Is Buying Clothes Cheap and Reselling Them Online Actually Considered a Business?
Thrifting a stack of clothes for a few dollars each and reselling them online for a profit started as a fun side project, but now that the sales are adding up, a nagging question won’t go away: does this count as a real business for tax purposes, or is it still just casual selling?
In a nutshell
When items are bought specifically with the intent to resell them for a profit, that activity generally counts as self-employment for tax purposes, regardless of how informal it feels or how small the operation is. This is different from simply selling used personal belongings originally bought for yourself, which is typically treated as a personal sale rather than business income. The distinction hinges mainly on intent and pattern, not on whether it feels like a “real” business.
What separates a hobby sale from a business
Tax rules generally look at intent and regularity: buying items specifically to resell at a markup, doing so repeatedly, and treating it with business-like consistency (tracking inventory, seeking out deals, reinvesting proceeds) all point toward self-employment activity rather than a one-off garage sale. A single closet clear-out sold for less than the original purchase price generally isn’t treated as taxable profit at all, because there’s no gain. Buying low-cost items specifically to flip for more, on a repeated basis, is a different pattern and is the kind of activity the rules are actually describing.

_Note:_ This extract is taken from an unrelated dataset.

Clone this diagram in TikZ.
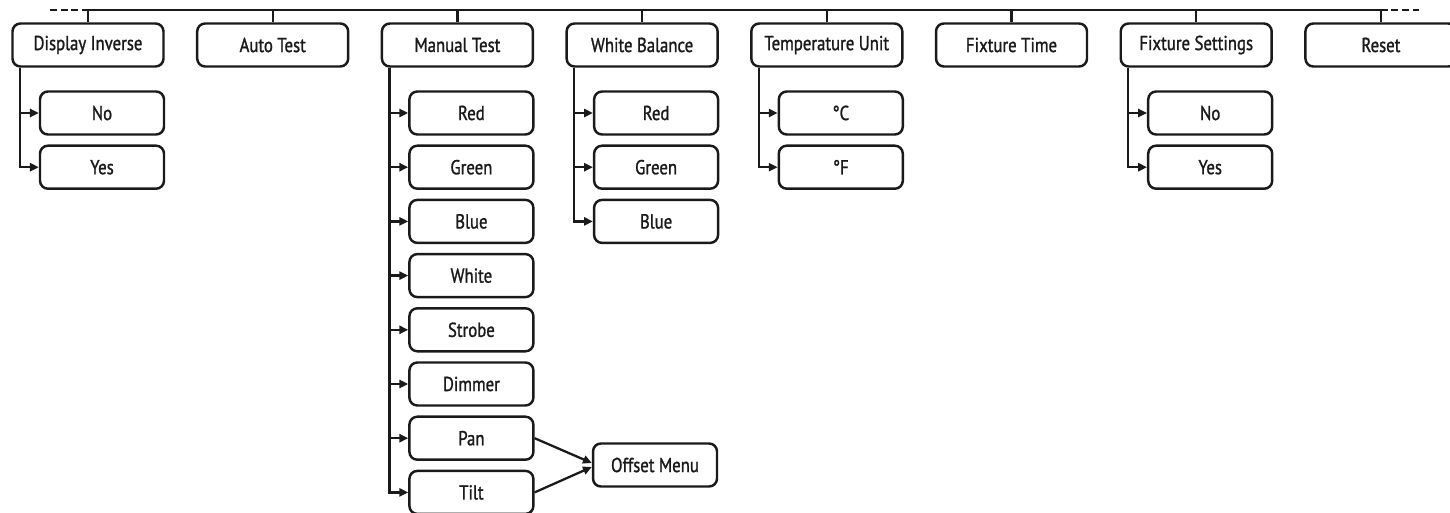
\documentclass[tikz,border=0pt]{standalone}
\usepackage{fontspec}
\setmainfont{PT Sans}[FakeStretch=0.83, FakeBold=1.2]
\usetikzlibrary{arrows.meta,calc}
\definecolor{menuink}{HTML}{1A1A1A}

\begin{document}
\begin{tikzpicture}[
  x=0.02cm,
  y=-0.02cm,
  every node/.style={font=\fontsize{11.5}{13}\selectfont, menuink},
  menubox/.style={draw=menuink, line width=1.4pt, rounded corners=4.5pt,
    minimum width=3.02cm, minimum height=0.86cm, inner sep=0pt},
  subbox/.style={menubox, minimum width=2.48cm},
  bus/.style={menuink, line width=1.3pt},
  conn/.style={menuink, line width=1.3pt, -{Triangle[length=5pt,width=4.6pt]}},
  more/.style={menuink, line width=1.3pt, dash pattern=on 4pt off 2pt}
]
  % ---- page frame, same proportions as the scan ----
  \useasboundingbox (0,0) rectangle (1450,513);

  % ---- top level of the menu ----
  \foreach \name/\label [count=\i from 0] in {disp/Display Inverse,
      auto/Auto Test, manual/Manual Test, white/White Balance,
      temp/Temperature Unit, fixtime/Fixture Time,
      fixset/Fixture Settings, reset/Reset}
    \node[menubox] (\name) at ({88+184.7*\i},45) {\label};

  % ---- bus along the top ----
  \coordinate (busL) at (disp.north |- 0,10);
  \coordinate (busR) at (reset.north |- 0,10);
  \coordinate (moreL) at ($(busL)+(-38,0)$);
  \coordinate (moreR) at ($(busR)+(38,0)$);
  \draw[bus] (busL) -- (busR);
  \draw[more] (moreL) -- (busL);
  \draw[more] (busR) -- (moreR);
  \foreach \name in {disp, auto, manual, white, temp, fixtime, fixset, reset}
    \draw[bus] (\name.north) -- (\name.north |- busL);

  % ---- sub-menus: one column under each parent ----
  \foreach \parent/\list in {disp/{No,Yes}, manual/{Red,Green,Blue,White,Strobe,Dimmer,Pan,Tilt},
      white/{Red,Green,Blue}, temp/{°C,°F}, fixset/{No,Yes}} {
    \coordinate (\parent-trunk) at ($(\parent.south)+(-68,0)$);
    \foreach \label [count=\k] in \list {
      \node[subbox] (\parent-\k) at ($(\parent.center |- 0,{113+54.2*(\k-1)})+(14,0)$) {\label};
      \draw[conn] (\parent-trunk) |- (\parent-\k.west);
    }
  }

  % ---- pan / tilt offset ----
  \node[subbox] (offset) at (655,465) {Offset Menu};
  \draw[conn] (manual-7.east) -- ($(offset.west)+(0,-2)$);
  \draw[conn] (manual-8.east) -- ($(offset.west)+(0,2)$);
\end{tikzpicture}
\end{document}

What being classified as a business generally means
Once resale activity is treated as self-employment, profit is generally subject to both income tax and self-employment tax, and the responsibility typically shifts to the seller to track and report income rather than wait for a form to arrive, since online marketplaces and payment processors have reporting thresholds that don’t always align with when tax is actually owed. Ordinary and necessary business expenses, like the cost of the inventory itself, shipping supplies, and platform fees, are generally deductible against that income, which is one of the more overlooked benefits of formal recognition as a business.
Recordkeeping that actually matters
- Track what was paid for each item. Cost basis matters for figuring actual profit, so keeping receipts or notes from thrift store runs and wholesale lots avoids guessing later.
- Log sale prices and fees separately. Platform and payment processing fees are generally deductible, but only if there’s a record of what was actually paid.
- Keep records for as long as they might be needed. How long tax records should generally be kept matters more once activity is treated as a business, since documentation supports both income reported and expenses claimed.
- Set aside a portion of profit as it comes in. Because taxes on self-employment income aren’t withheld automatically the way a paycheck’s are, underestimating what’s actually owed on side income is one of the more common surprises for anyone new to reselling.
How this compares to other side income
The same underlying logic, that buying or working with the intent to resell or earn creates reportable income, shows up across other informal side activities too. It’s part of why gig and delivery income carries its own reporting quirks, and why understanding why one paycheck’s withholding can look different from a coworker’s matters less for a side hustle, since there’s no employer withholding at all to compare against in the first place.
What to weigh
Buying items with the intent to resell them for profit is generally treated as self-employment activity for tax purposes, even when it starts small and feels informal. Keeping basic records of cost, sale price, and expenses from the start makes tax time considerably easier than trying to reconstruct months of thrifted inventory after the fact.